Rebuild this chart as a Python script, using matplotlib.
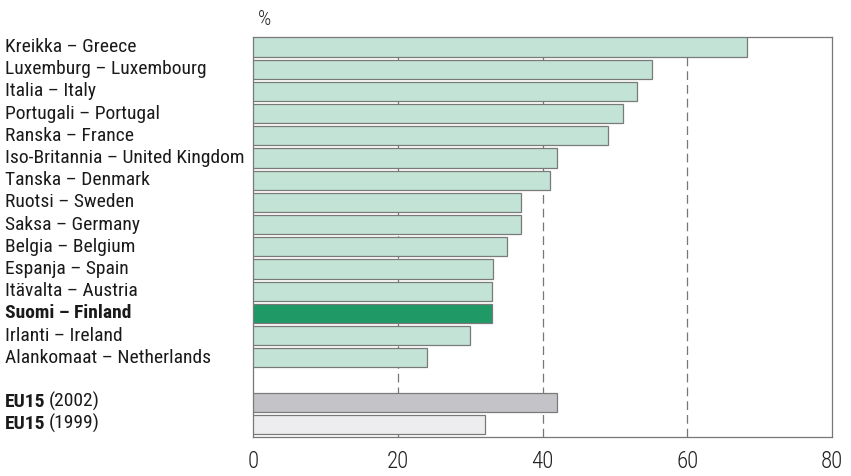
import matplotlib.pyplot as plt
from matplotlib import font_manager
from matplotlib.transforms import blended_transform_factory

# data
labels = ['Kreikka – Greece', 'Luxemburg – Luxembourg', 'Italia – Italy',
          'Portugali – Portugal', 'Ranska – France',
          'Iso-Britannia – United Kingdom', 'Tanska – Denmark',
          'Ruotsi – Sweden', 'Saksa – Germany', 'Belgia – Belgium',
          'Espanja – Spain', 'Itävalta – Austria', 'Suomi – Finland',
          'Irlanti – Ireland', 'Alankomaat – Netherlands']
values = [68.2, 55.1, 53.1, 51.1, 49.1, 42.0, 41.0, 37.0, 37.0, 35.1,
          33.1, 33.0, 33.0, 30.0, 24.0]
eu_years = ['(2002)', '(1999)']
eu_values = [42.0, 32.0]
xticks = [0, 20, 40, 60, 80]

# narrow font if one is installed
names = {f.name for f in font_manager.fontManager.ttflist}
fams = [f for f in ['Roboto Condensed', 'Liberation Sans Narrow']
        if f in names]
fams.append('DejaVu Sans')
plt.rcParams['font.family'] = fams
plt.rcParams['font.stretch'] = 'condensed'

fig = plt.figure(figsize=(8.51, 4.76), dpi=100)
ax = fig.add_axes([0.2973, 0.0819, 0.6804, 0.8404])

ypos = list(range(len(labels)))
colors = ['#1f9a66' if 'Finland' in l else '#c2e3d6' for l in labels]
ax.barh(ypos, values, height=0.86, color=colors, edgecolor='#7a7a7a',
        linewidth=0.9, zorder=3)

eu_pos = [len(labels) + 1, len(labels) + 2]
ax.barh(eu_pos, eu_values, height=0.86, color=['#c3c3c8', '#ededf0'],
        edgecolor='#7a7a7a', linewidth=0.9, zorder=3)

ax.set_xlim(0, 80)
ax.set_ylim(eu_pos[-1] + 0.57, -0.45)
ax.set_xticks(xticks)
ax.set_xticklabels([str(t) for t in xticks], fontsize=16.5,
                   fontweight='light')
ax.set_yticks([])
ax.tick_params(axis='x', length=0, pad=9, colors='#222222')
for x in xticks[1:-1]:
    ax.axvline(x, color='#777777', linestyle=(0, (7, 4)), linewidth=0.9,
               zorder=1)
for s in ax.spines.values():
    s.set_color('#777777')
    s.set_linewidth(0.9)

# labels on the left
tr = blended_transform_factory(fig.transFigure, ax.transData)
for y, l in zip(ypos, labels):
    bold = 'Finland' in l
    ax.text(0.006, y, l, transform=tr, ha='left', va='center',
            fontsize=14, fontweight='bold' if bold else 'normal',
            color='#1a1a1a')
for y, yr in zip(eu_pos, eu_years):
    t = ax.text(0.006, y, 'EU15', transform=tr, ha='left', va='center',
                fontsize=14, fontweight='bold', color='#1a1a1a')
    ax.annotate(yr, xy=(1, 0), xycoords=t, xytext=(2, 0),
                textcoords='offset points', ha='left', va='bottom',
                fontsize=14, color='#1a1a1a')

fig.text(0.303, 0.958, '%', fontsize=15, fontweight='light', ha='left',
         va='center', color='#222222')

fig.savefig('out.png', dpi=100)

:::::

Copy the whole listing above word for word but do not carry over the pictures.

▶ Worked solution
Rebuild this chart as a Python script, using matplotlib.
import matplotlib.pyplot as plt
from matplotlib import font_manager
from matplotlib.transforms import blended_transform_factory

# data
labels = ['Kreikka – Greece', 'Luxemburg – Luxembourg', 'Italia – Italy',
          'Portugali – Portugal', 'Ranska – France',
          'Iso-Britannia – United Kingdom', 'Tanska – Denmark',
          'Ruotsi – Sweden', 'Saksa – Germany', 'Belgia – Belgium',
          'Espanja – Spain', 'Itävalta – Austria', 'Suomi – Finland',
          'Irlanti – Ireland', 'Alankomaat – Netherlands']
values = [68.2, 55.1, 53.1, 51.1, 49.1, 42.0, 41.0, 37.0, 37.0, 35.1,
          33.1, 33.0, 33.0, 30.0, 24.0]
eu_years = ['(2002)', '(1999)']
eu_values = [42.0, 32.0]
xticks = [0, 20, 40, 60, 80]

# narrow font if one is installed
names = {f.name for f in font_manager.fontManager.ttflist}
fams = [f for f in ['Roboto Condensed', 'Liberation Sans Narrow']
        if f in names]
fams.append('DejaVu Sans')
plt.rcParams['font.family'] = fams
plt.rcParams['font.stretch'] = 'condensed'

fig = plt.figure(figsize=(8.51, 4.76), dpi=100)
ax = fig.add_axes([0.2973, 0.0819, 0.6804, 0.8404])

ypos = list(range(len(labels)))
colors = ['#1f9a66' if 'Finland' in l else '#c2e3d6' for l in labels]
ax.barh(ypos, values, height=0.86, color=colors, edgecolor='#7a7a7a',
        linewidth=0.9, zorder=3)

eu_pos = [len(labels) + 1, len(labels) + 2]
ax.barh(eu_pos, eu_values, height=0.86, color=['#c3c3c8', '#ededf0'],
        edgecolor='#7a7a7a', linewidth=0.9, zorder=3)

ax.set_xlim(0, 80)
ax.set_ylim(eu_pos[-1] + 0.57, -0.45)
ax.set_xticks(xticks)
ax.set_xticklabels([str(t) for t in xticks], fontsize=16.5,
                   fontweight='light')
ax.set_yticks([])
ax.tick_params(axis='x', length=0, pad=9, colors='#222222')
for x in xticks[1:-1]:
    ax.axvline(x, color='#777777', linestyle=(0, (7, 4)), linewidth=0.9,
               zorder=1)
for s in ax.spines.values():
    s.set_color('#777777')
    s.set_linewidth(0.9)

# labels on the left
tr = blended_transform_factory(fig.transFigure, ax.transData)
for y, l in zip(ypos, labels):
    bold = 'Finland' in l
    ax.text(0.006, y, l, transform=tr, ha='left', va='center',
            fontsize=14, fontweight='bold' if bold else 'normal',
            color='#1a1a1a')
for y, yr in zip(eu_pos, eu_years):
    t = ax.text(0.006, y, 'EU15', transform=tr, ha='left', va='center',
                fontsize=14, fontweight='bold', color='#1a1a1a')
    ax.annotate(yr, xy=(1, 0), xycoords=t, xytext=(2, 0),
                textcoords='offset points', ha='left', va='bottom',
                fontsize=14, color='#1a1a1a')

fig.text(0.303, 0.958, '%', fontsize=15, fontweight='light', ha='left',
         va='center', color='#222222')

fig.savefig('out.png', dpi=100)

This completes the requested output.